Monthly Archives: October 2013

Managing with fear wipes out your competitive edge

Steve Ballmer should have been fired as CEO of Microsoft many years ago. As a recent  article in USA Today points out, Mr. Ballmer managed with fear. Any CEO that tosses chairs across the room when he gets angry is not going to get the best from his or her employees. Managing with fear stifles innovation, creativity, risk taking and thinking outside the box; which are all necessary if you expect to hold your own with a competitor like Google. What Mr. Ballmer fails to realize is the reason Google is starting to eat Microsoft for lunch is that the culture at Google does not allow fear. Instead, it encourages employees to come up with and run with new ideas. This is no longer the case with Microsoft.

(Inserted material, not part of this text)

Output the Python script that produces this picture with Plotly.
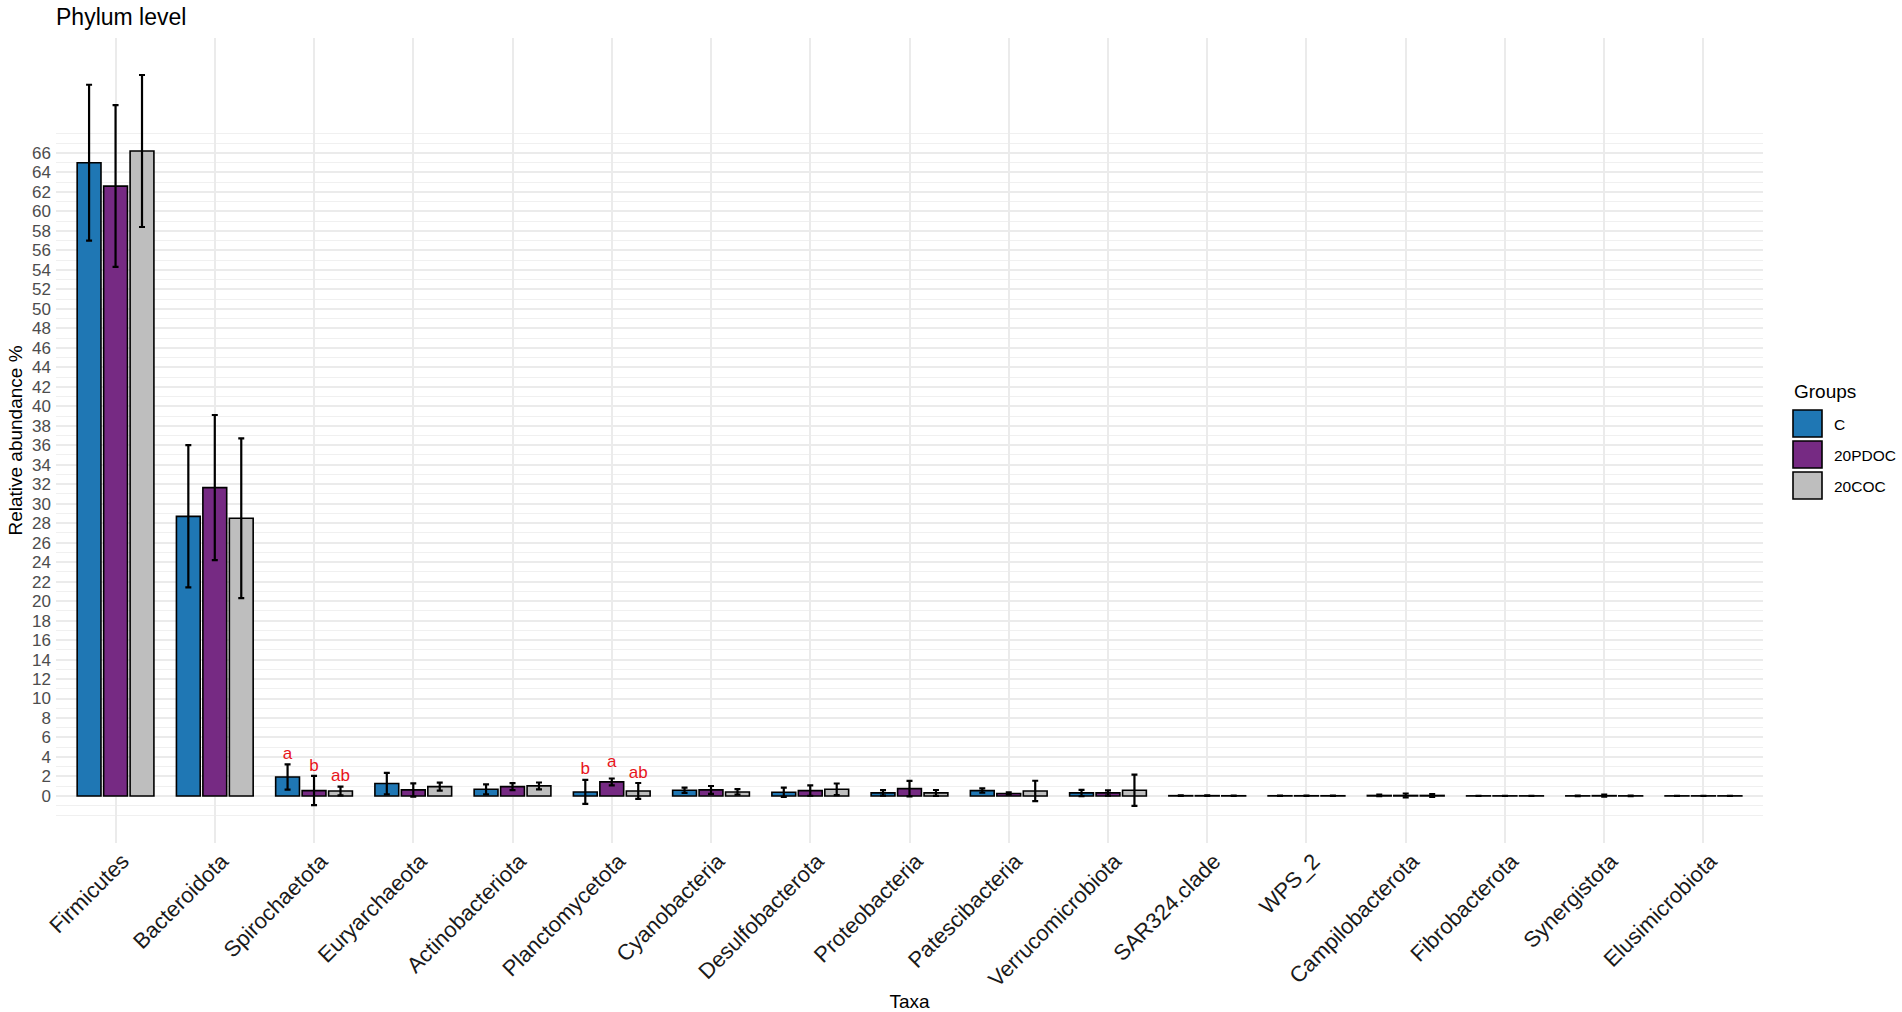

Electronicly Tracking Employees Behavior at Work is a Symptom of Poor Leadership

An article titled: “Memo to Employees: The Boss Is Watching,” appeared in today’s Wall Street Journal. The article discussed the issue of electronically tracking employees behavior at work. This article takes the approach that employee ranks are filled with “trouble makers” who are lazy, dishonest, untrustworthy, prone to “goofing off” and need to be kept on a “tight leash.” There is, however, another way of looking at this situation. In reality, the things mentioned are actually symptoms of poor leadership, a culture that fails to engage employees and sloppy hiring practices. If business owners and managers would install a culture that engaged its employees, hired only those people who are going find meaning in the kind of work being done at their particular company and supported their employees rather than trying to control them, there would be no need to look over their shoulders with tracking technology. Instead, their employees would come to work every day excited about giving every bit of energy, creativity and passion to performing their jobs. This would dramatically increase the levels of productivity, customer service, employee loyalty and profitability. One of the lessons I have learned during my 30-plus years as a business consultant is that you can’t achieve excellence through control, but you can create an environment where employees give it to you voluntarily. To see this in action, check out the likes of Google, JetBlue, W. L. Gore & Associates and Zappos.